▸ **The problem**:
Everything in the data should be repeated exactly, save for the images.
>>>
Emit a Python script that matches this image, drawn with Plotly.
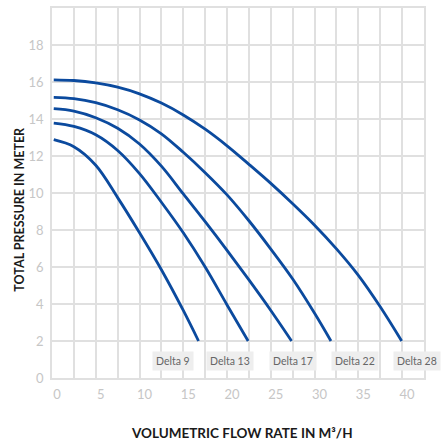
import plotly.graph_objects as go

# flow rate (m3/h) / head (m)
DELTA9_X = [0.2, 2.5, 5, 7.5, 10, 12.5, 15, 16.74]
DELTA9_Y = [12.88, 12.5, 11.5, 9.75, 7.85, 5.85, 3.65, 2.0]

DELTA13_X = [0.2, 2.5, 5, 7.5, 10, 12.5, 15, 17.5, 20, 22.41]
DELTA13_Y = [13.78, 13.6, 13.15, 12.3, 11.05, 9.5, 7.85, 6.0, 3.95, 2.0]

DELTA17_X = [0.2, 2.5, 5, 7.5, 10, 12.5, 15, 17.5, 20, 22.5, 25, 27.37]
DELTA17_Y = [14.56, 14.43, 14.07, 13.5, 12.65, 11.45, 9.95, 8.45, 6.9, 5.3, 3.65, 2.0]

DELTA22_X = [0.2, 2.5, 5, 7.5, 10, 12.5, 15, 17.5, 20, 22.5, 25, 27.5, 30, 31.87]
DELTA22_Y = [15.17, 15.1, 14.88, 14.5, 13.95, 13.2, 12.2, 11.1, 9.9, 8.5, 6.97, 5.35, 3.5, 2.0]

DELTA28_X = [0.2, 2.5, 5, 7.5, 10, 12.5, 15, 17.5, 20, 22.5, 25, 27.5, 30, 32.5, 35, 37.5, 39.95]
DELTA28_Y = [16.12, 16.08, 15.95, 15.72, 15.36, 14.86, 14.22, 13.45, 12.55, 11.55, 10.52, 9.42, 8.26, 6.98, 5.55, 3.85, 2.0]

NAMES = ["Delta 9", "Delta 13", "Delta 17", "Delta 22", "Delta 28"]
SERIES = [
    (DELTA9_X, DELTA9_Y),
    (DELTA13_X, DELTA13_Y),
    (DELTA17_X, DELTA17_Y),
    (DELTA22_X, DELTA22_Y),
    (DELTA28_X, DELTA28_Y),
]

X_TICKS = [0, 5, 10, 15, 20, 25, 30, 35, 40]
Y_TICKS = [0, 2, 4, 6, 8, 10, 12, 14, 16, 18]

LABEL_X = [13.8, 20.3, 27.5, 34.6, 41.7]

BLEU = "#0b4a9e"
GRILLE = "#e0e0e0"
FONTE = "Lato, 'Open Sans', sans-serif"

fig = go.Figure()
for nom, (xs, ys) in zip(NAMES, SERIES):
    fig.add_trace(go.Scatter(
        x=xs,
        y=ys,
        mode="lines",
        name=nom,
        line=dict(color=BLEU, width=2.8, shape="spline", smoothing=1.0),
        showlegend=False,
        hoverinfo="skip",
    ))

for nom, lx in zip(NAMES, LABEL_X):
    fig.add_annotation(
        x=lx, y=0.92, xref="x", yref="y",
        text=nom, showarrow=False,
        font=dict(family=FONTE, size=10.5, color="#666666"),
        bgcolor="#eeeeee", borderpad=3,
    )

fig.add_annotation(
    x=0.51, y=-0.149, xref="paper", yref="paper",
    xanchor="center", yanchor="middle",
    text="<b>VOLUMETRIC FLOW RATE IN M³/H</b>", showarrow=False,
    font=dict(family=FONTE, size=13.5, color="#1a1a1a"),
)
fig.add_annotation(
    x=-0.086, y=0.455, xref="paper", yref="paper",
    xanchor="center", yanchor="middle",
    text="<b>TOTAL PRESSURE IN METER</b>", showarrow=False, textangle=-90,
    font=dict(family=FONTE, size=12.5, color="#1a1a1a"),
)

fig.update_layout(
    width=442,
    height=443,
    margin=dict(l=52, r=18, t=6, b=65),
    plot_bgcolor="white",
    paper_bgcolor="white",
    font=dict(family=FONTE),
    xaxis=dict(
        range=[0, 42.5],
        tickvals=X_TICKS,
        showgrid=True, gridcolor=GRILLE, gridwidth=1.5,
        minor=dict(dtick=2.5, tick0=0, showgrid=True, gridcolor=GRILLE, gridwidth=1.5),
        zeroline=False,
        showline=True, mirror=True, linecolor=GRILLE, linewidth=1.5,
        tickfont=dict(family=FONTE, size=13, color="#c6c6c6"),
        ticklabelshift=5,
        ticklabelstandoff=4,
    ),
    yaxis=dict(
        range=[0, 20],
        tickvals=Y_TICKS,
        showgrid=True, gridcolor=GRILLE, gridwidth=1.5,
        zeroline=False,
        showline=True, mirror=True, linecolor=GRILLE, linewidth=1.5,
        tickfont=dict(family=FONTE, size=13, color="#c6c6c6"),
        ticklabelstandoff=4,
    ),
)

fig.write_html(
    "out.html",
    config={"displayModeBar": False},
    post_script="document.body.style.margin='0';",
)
<<<
▸ **The result**:
Emit a Python script that matches this image, drawn with Plotly.
import plotly.graph_objects as go

# flow rate (m3/h) / head (m)
DELTA9_X = [0.2, 2.5, 5, 7.5, 10, 12.5, 15, 16.74]
DELTA9_Y = [12.88, 12.5, 11.5, 9.75, 7.85, 5.85, 3.65, 2.0]

DELTA13_X = [0.2, 2.5, 5, 7.5, 10, 12.5, 15, 17.5, 20, 22.41]
DELTA13_Y = [13.78, 13.6, 13.15, 12.3, 11.05, 9.5, 7.85, 6.0, 3.95, 2.0]

DELTA17_X = [0.2, 2.5, 5, 7.5, 10, 12.5, 15, 17.5, 20, 22.5, 25, 27.37]
DELTA17_Y = [14.56, 14.43, 14.07, 13.5, 12.65, 11.45, 9.95, 8.45, 6.9, 5.3, 3.65, 2.0]

DELTA22_X = [0.2, 2.5, 5, 7.5, 10, 12.5, 15, 17.5, 20, 22.5, 25, 27.5, 30, 31.87]
DELTA22_Y = [15.17, 15.1, 14.88, 14.5, 13.95, 13.2, 12.2, 11.1, 9.9, 8.5, 6.97, 5.35, 3.5, 2.0]

DELTA28_X = [0.2, 2.5, 5, 7.5, 10, 12.5, 15, 17.5, 20, 22.5, 25, 27.5, 30, 32.5, 35, 37.5, 39.95]
DELTA28_Y = [16.12, 16.08, 15.95, 15.72, 15.36, 14.86, 14.22, 13.45, 12.55, 11.55, 10.52, 9.42, 8.26, 6.98, 5.55, 3.85, 2.0]

NAMES = ["Delta 9", "Delta 13", "Delta 17", "Delta 22", "Delta 28"]
SERIES = [
    (DELTA9_X, DELTA9_Y),
    (DELTA13_X, DELTA13_Y),
    (DELTA17_X, DELTA17_Y),
    (DELTA22_X, DELTA22_Y),
    (DELTA28_X, DELTA28_Y),
]

X_TICKS = [0, 5, 10, 15, 20, 25, 30, 35, 40]
Y_TICKS = [0, 2, 4, 6, 8, 10, 12, 14, 16, 18]

LABEL_X = [13.8, 20.3, 27.5, 34.6, 41.7]

BLEU = "#0b4a9e"
GRILLE = "#e0e0e0"
FONTE = "Lato, 'Open Sans', sans-serif"

fig = go.Figure()
for nom, (xs, ys) in zip(NAMES, SERIES):
    fig.add_trace(go.Scatter(
        x=xs,
        y=ys,
        mode="lines",
        name=nom,
        line=dict(color=BLEU, width=2.8, shape="spline", smoothing=1.0),
        showlegend=False,
        hoverinfo="skip",
    ))

for nom, lx in zip(NAMES, LABEL_X):
    fig.add_annotation(
        x=lx, y=0.92, xref="x", yref="y",
        text=nom, showarrow=False,
        font=dict(family=FONTE, size=10.5, color="#666666"),
        bgcolor="#eeeeee", borderpad=3,
    )

fig.add_annotation(
    x=0.51, y=-0.149, xref="paper", yref="paper",
    xanchor="center", yanchor="middle",
    text="<b>VOLUMETRIC FLOW RATE IN M³/H</b>", showarrow=False,
    font=dict(family=FONTE, size=13.5, color="#1a1a1a"),
)
fig.add_annotation(
    x=-0.086, y=0.455, xref="paper", yref="paper",
    xanchor="center", yanchor="middle",
    text="<b>TOTAL PRESSURE IN METER</b>", showarrow=False, textangle=-90,
    font=dict(family=FONTE, size=12.5, color="#1a1a1a"),
)

fig.update_layout(
    width=442,
    height=443,
    margin=dict(l=52, r=18, t=6, b=65),
    plot_bgcolor="white",
    paper_bgcolor="white",
    font=dict(family=FONTE),
    xaxis=dict(
        range=[0, 42.5],
        tickvals=X_TICKS,
        showgrid=True, gridcolor=GRILLE, gridwidth=1.5,
        minor=dict(dtick=2.5, tick0=0, showgrid=True, gridcolor=GRILLE, gridwidth=1.5),
        zeroline=False,
        showline=True, mirror=True, linecolor=GRILLE, linewidth=1.5,
        tickfont=dict(family=FONTE, size=13, color="#c6c6c6"),
        ticklabelshift=5,
        ticklabelstandoff=4,
    ),
    yaxis=dict(
        range=[0, 20],
        tickvals=Y_TICKS,
        showgrid=True, gridcolor=GRILLE, gridwidth=1.5,
        zeroline=False,
        showline=True, mirror=True, linecolor=GRILLE, linewidth=1.5,
        tickfont=dict(family=FONTE, size=13, color="#c6c6c6"),
        ticklabelstandoff=4,
    ),
)

fig.write_html(
    "out.html",
    config={"displayModeBar": False},
    post_script="document.body.style.margin='0';",
)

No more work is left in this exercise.